I spoke to Namgyal Dolkar Lhagyari, a Member of Tibetan Parliament-in-Exile. She says, “On behalf of Tibetans in Tibet and diaspora, I extend my gratitude to both the houses of US for passing the Tibetan Policy and Support Act 2020 with an overwhelming majority which amplifies a strong US governmental support, beyond verbal solidarity with Tibetans facing human rights abuse under the Chinese communist regime. Its undisputed bipartisan support means that the Tibet issue remains an issue of concern for the lawmakers in the US. I hope more democratic nations around the world would follow suit in holding China accountable.”
Former Indian diplomat Rajiv Dogra says this is a new direction for US foreign policy. “The US has spoken as a country and every democratic setup would welcome this move.”
Dogra adds, “There is a God-like respect for the Dalai Lama in Tibet and the process shouldn’t be interfered with. Fear about interference in the succession of the Dalai Lama consumed many parts of the world. Now it has been addressed and got support from one corner of the world with the bill.”

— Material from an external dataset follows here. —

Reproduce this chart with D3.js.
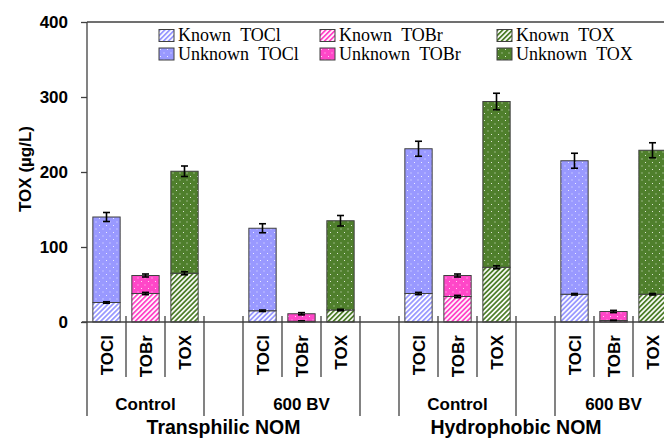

He also feels that “Trump is unpredictable and makes a lot of U-turns. However, he has been consistent with China and has acted where he feels American interests are being hurt, whether it is about the tech sector where there has been theft of intellectual property by China or the trade front. Over the last two years at the least, he has consistently sent out a message that China rather than terror is the key area that the US has to focus on.” But it won’t be easy to sanction China beyond a point, he points out. China being able to bypass US sanctions and buy oil from Iran, being probably the only country to do so barring Syria who got it for free and the already heavily sanctioned Venezuela, is an example of China having the capability to bypass US sanctions to a large degree.
Future Impact
There is an increased assertiveness from the US on China — whether it is about Hong Kong, Xinjiang, or now Tibet. What impact the bill has is yet to be seen, but Chinese interference in the succession of the Dalai Lama is clearly laid out as a red line. Rajiv Dogra also says, “China has become so big in every sense of the term that the US would need its allies as friends to act together to put in policies that make a difference.” This is exactly where Trump was lacking, having largely alienated NATO allies, and Biden is expected to make a course correction there.
Militarily speaking India, however, can’t and shouldn’t react to it. If India takes any stand on core Chinese interests whether in Tibet or the South China Sea, it would better be prepared to bear the brunt of Chinese retaliation. Additionally, as a single party state and an autocracy, China doesn’t understand nuances that are for domestic consumption. Even if it does, it can feign ignorance to our detriment. For example, Bangladesh was rightfully outraged by Amit Shah calling Bangladeshis ‘termites’ but also understood it was for domestic consumption (because it too is a multi-party democracy). However, China didn’t understand that Amit Shah’s comments on retaking Aksai Chin were also for domestic consumption.
India, as a democracy, faces a dilemma — it cannot stay quiet over the suppression of democratic and human rights in its immediate region. But at the same time, any excessive posturing by India might invite Chinese aggression. We should, nevertheless, not brush things under the carpet. Every oversight by us is likely to be interpreted as ceding rights by us to them. Sadly, this is how China interprets things, words and actions. Again, when we protest we should do it behind the scenes at a diplomatic level. Public posturing might be misconstrued by them. Diplomatic aggression keeps the ball rolling and minimises scope for violence. We can use this strategy while we settle for watching the battle between the two behemoths from the sidelines. And the leverage remains with the one who acts first — whether bilaterally or multilaterally.